*Your task*: Check each line of the data for "chart" and select those that have it.

*Data segment*:
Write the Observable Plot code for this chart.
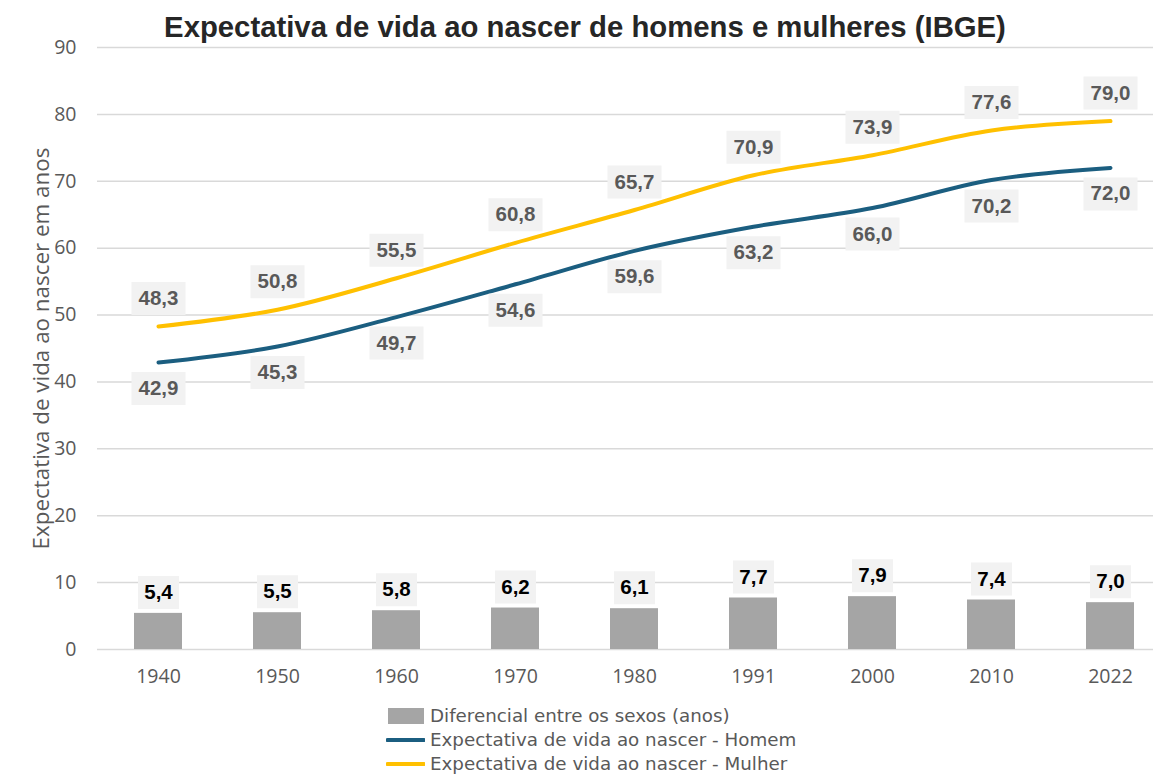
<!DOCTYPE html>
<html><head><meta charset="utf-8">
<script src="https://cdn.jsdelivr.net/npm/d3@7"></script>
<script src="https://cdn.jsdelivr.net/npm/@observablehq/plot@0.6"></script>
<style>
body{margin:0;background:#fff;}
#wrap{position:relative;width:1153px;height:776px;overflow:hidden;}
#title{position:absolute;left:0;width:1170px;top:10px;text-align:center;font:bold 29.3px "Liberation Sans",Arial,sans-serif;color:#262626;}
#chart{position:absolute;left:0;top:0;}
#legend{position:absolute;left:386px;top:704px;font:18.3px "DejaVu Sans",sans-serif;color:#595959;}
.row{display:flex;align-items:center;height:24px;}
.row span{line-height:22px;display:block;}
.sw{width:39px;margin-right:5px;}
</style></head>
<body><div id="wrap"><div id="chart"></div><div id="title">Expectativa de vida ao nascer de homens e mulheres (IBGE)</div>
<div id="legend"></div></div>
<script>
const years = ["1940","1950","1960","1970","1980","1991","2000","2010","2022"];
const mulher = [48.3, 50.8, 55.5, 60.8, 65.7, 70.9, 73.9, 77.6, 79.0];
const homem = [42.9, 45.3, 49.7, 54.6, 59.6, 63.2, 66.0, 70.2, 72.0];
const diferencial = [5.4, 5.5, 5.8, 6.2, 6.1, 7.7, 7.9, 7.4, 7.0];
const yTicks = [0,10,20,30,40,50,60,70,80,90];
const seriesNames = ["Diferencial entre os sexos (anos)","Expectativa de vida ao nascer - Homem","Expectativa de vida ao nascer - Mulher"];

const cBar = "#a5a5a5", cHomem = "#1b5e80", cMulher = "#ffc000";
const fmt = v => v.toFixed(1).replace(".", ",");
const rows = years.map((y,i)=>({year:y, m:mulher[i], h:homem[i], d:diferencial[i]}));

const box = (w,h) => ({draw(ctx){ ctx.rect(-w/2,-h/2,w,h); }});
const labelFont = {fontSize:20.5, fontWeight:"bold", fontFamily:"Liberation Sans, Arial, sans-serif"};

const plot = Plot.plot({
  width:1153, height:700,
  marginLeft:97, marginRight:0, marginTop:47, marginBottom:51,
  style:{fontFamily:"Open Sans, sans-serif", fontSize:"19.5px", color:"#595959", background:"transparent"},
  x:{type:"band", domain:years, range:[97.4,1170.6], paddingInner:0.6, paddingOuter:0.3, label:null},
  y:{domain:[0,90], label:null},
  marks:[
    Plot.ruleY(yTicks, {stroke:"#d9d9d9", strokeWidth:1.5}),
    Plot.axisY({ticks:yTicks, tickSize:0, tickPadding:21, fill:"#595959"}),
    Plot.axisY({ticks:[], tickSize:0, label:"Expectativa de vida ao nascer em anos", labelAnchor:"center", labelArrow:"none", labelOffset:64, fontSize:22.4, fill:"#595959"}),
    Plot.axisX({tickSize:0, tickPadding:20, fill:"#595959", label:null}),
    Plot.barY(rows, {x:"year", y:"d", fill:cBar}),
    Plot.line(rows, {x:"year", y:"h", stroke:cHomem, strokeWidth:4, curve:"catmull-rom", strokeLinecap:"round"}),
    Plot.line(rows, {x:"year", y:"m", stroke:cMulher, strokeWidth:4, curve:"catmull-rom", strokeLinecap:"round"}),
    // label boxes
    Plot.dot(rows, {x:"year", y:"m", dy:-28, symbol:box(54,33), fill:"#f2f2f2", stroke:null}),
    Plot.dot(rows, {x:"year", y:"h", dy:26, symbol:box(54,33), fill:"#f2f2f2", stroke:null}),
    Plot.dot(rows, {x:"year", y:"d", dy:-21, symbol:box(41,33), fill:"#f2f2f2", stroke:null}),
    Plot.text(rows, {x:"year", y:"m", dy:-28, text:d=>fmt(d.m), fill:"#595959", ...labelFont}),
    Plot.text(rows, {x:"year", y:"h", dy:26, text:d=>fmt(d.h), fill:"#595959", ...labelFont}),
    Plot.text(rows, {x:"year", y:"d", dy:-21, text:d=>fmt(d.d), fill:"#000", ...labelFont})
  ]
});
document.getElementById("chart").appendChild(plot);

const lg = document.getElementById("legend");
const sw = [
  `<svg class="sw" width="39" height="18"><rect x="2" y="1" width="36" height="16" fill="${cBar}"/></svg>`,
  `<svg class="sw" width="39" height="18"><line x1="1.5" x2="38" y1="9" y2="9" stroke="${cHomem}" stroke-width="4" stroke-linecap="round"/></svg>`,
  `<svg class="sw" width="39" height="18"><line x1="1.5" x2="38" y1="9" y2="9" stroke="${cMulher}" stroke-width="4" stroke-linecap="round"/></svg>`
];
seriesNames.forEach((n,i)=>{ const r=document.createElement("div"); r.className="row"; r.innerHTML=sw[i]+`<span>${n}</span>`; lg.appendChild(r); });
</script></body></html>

*Answer to this task*:
Write the Observable Plot code for this chart.
#chart{position:absolute;left:0;top:0;}
<body><div id="wrap"><div id="chart"></div><div id="title">Expectativa de vida ao nascer de homens e mulheres (IBGE)</div>
document.getElementById("chart").appendChild(plot);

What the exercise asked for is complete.